Although the chicane design accomplished its goals, to slow and divert traffic, it did so to a fault, Miller said. The chicane design also made it difficult for motorists to spy businesses while driving in the area, as navigating the curious jags make it so "you don't want to take your eyes off the road for a second.... You are on your own Mario Andretti race course."
And when motorists must concentrate on navigating North Avenue, that leaves little opportunity to spy opportunities to stop and shop, dine or stroll the street to discover local businesses.
Eliminating the chicane and restriping the road to delineate street parking and bicycle lanes, she said, will immediately make North Avenue safer and easier to navigate, for motorists, cyclists and pedestrians. Those projects are among the $952,000 in public improvements identified for the first year under the proposed plan.
The first-year improvements also call for four-way stops at 64th and 72nd streets, where there are no traffic controls, for at least a three- to six-month evaluation period. The stop signs are an inexpensive way to create gaps in traffic that will ease pedestrian crossing. The early plans also call for a $50,000 investment in a wayfinding system – signage that directs motorists to public parking and district features.
The first steps to create a cleaner throughway will be a key benefit for businesses, with more on-street parking and easier pedestrian, bicycle and motorist access, according to Miller. This access is essential so businesses can capture dollars that a market study in the plan shows are “walking out the door,” Miller said.
The market study shows a reinvigorated East Tosa could capitalize on millions of dollars that currently are spent outside the district. The study shows that residents in the North Avenue trade area spend nearly $75 million a year outside the district, and the model for new and reoccupied retail space in the district could capture 7.6 percent of those dollars – or more than $5.7 million.
Although area residents indicated in surveys that a full-service grocery store for the area is highly desired, the market study shows East Tosa is better poised to deliver specialty retail, including specialty foods. The retail sales potential under the plan model for new and reoccupied retail space in the district includes:
Full-service restaurants: North Avenue trade area residents spend nearly $20 million a year dining outside the district. With only 18 eating and drinking establishments in East Tosa, the plan estimates growth of these businesses within the district have the potential to generate an additional $2.5 million in annual sales.

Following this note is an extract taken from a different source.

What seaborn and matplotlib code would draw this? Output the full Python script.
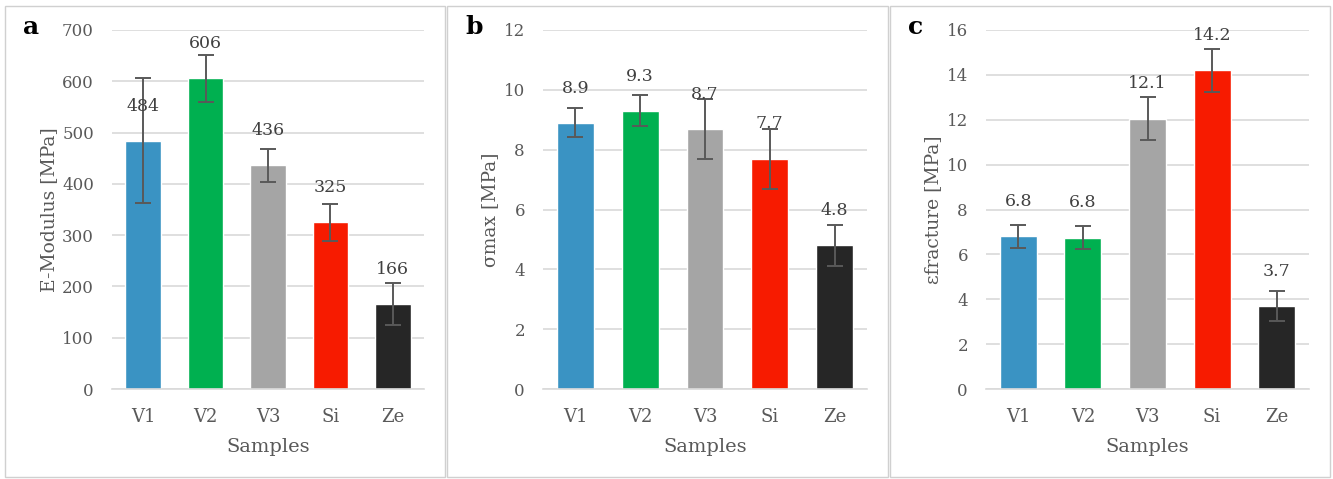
import numpy as np
import pandas as pd
import matplotlib.pyplot as plt
import seaborn as sns
from matplotlib.patches import Rectangle

samples = ["V1", "V2", "V3", "Si", "Ze"]
colors = ["#3A93C3", "#00B050", "#A5A5A5", "#F71B00", "#262626"]

e_mod = [484, 606, 436, 325, 166]
e_mod_err = [122, 46, 32, 36, 41]

s_max = [8.9, 9.3, 8.7, 7.7, 4.8]
s_max_err = [0.48, 0.52, 1.0, 1.0, 0.68]

e_frac = [6.8, 6.75, 12.05, 14.2, 3.7]
e_frac_err = [0.5, 0.52, 0.97, 0.97, 0.65]
e_frac_lbl = ["6.8", "6.8", "12.1", "14.2", "3.7"]

sns.set_style("white")
plt.rcParams['font.family'] = ['DejaVu Serif']

W, H = 1333, 479
fig = plt.figure(figsize=(W / 100, H / 100), dpi=100)

panels = [
    ("a", e_mod, e_mod_err, [str(v) for v in e_mod], "E-Modulus [MPa]", 700, 100, (112, 424)),
    ("b", s_max, s_max_err, [f"{v:.1f}" for v in s_max], "σmax [MPa]", 12, 2, (543, 867)),
    ("c", e_frac, e_frac_err, e_frac_lbl, "εfracture [MPa]", 16, 2, (986, 1309)),
]
boxes = [(5, 445), (447, 888), (890, 1330)]

for (letter, vals, errs, lbls, ylab, ymax, step, (x0, x1)), (b0, b1) in zip(panels, boxes):
    fig.add_artist(Rectangle((b0 / W, 2 / H), (b1 - b0) / W, (H - 8) / H,
                             transform=fig.transFigure, fill=False,
                             edgecolor="#D0D0D0", linewidth=1))
    top, bot = 30, 389
    ax = fig.add_axes([x0 / W, 1 - bot / H, (x1 - x0) / W, (bot - top) / H])
    df = pd.DataFrame({"Samples": samples, "val": vals})
    sns.barplot(data=df, x="Samples", y="val", hue="Samples", palette=colors,
                legend=False, width=0.57, ax=ax, saturation=1)
    ax.errorbar(np.arange(len(samples)), vals, yerr=errs, fmt="none",
                ecolor="#595959", elinewidth=1.4, capsize=6, capthick=1.4)
    for i, (v, t) in enumerate(zip(vals, lbls)):
        ax.annotate(t, (i, v), xytext=(0, 25), textcoords="offset points",
                    ha="center", va="center", fontsize=12.5, color="#404040")
    ax.set_ylim(0, ymax)
    ax.set_yticks(np.arange(0, ymax + step / 2, step))
    ax.set_xlim(-0.5, len(samples) - 0.5)
    ax.yaxis.grid(True, color="#D9D9D9", linewidth=1.2)
    ax.set_axisbelow(True)
    for s in ["top", "right", "left"]:
        ax.spines[s].set_visible(False)
    ax.spines["bottom"].set_color("#D9D9D9")
    ax.spines["bottom"].set_linewidth(1.2)
    ax.tick_params(axis="y", length=0, labelsize=12, colors="#595959", pad=13)
    ax.tick_params(axis="x", length=0, labelsize=13, colors="#595959", pad=14)
    ax.set_xlabel("Samples", fontsize=14, color="#595959", labelpad=8)
    ax.set_ylabel(ylab, fontsize=13.5, color="#595959", labelpad=3)
    fig.text((b0 + 18) / W, 1 - 27 / H, letter, fontsize=18, fontweight="bold",
             va="center", ha="left", color="black")

fig.savefig("out.png", dpi=100)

Specialty clothing: East Tosa boutiques, specialty apparel and children’s clothing shops could capture up to $1.25 million in additional annual sales.
Specialty foods; hobby, toys and games; automative parts; and home-related "arts" items: Growth in these areas combined hold the potential to generate another $1.8 million in annual sales.
Creating a vibrant commercial district not only benefits businesses, but residential property owners as well, by bolstering property values, Miller said. Adopting a strategic plan for East Tosa, she added, allows those interested in expanding or bringing new business to the area to invest in businesses identified as a good fit for the district, and so have the greatest potential for success.
As example, she said, "if you are interested in starting a toy store, you know right away there is a market for that here. If you follow what this (plan) shows, you will succeed. It is very clear how much money is spent."
Under the plan's timeline, the first-year East Tosa improvements would include:
- Removing the chicane design and other street modifications, at a cost of $260,000.
- Creating wayfinding and a touchpoint matrix, a digital barcode system displayed in business windows that would allow smartphone and iPad users to scan the matrix code to link to internet connections about district businesses, at a combined cost of $100,000.
- Creating a 69th Street Center, at the heart of East Tosa, to include expanded parking, a sidewalk pavilion and public square space with a stage for community events, at a cost of $592,000.
Three additional subcenters would be created one at a time over a period of five to six years, at 62nd, 65th and 72nd streets. The 62nd Street Center carries the highest price tag of the four subcenters, at $950,000, and would include a neighborhood commons and children’s interactive water fountain feature just north of North Avenue on 62nd Street.
The East Tosa plan incorporates ideas from residents and business owners who “believe in living here and in this lifestyle” of close-knit neighborhoods served by their own distinct commercial area, according to Miller.
The plan was paid for through a Community Development Block Grant, that allowed the city to contract with RDG Planning and Design for $39,934 to develop the East Tosa plan, according to Nancy Welch, the city’s community development director.
Welch notes that the plan provides the city with a vision, although implementing it is subject to other considerations, including available funding. The East Tosa plan allows for the redevelopment to occur in phases, and public infrastructure improvements – such as street redesign – would need to be incorporated into the city’s capital expenditure budget. The costs for other improvements, such as streetscaping and other amenities, may be borne by the city, or by private, non-profit groups, Welch said, noting that “the city is not going to come in and just do everything.”
The East Tosa North Avenue Plan goes before the Plan Commission Monday and the Community Development Committee Tuesday, before heading to the Common Council for approval.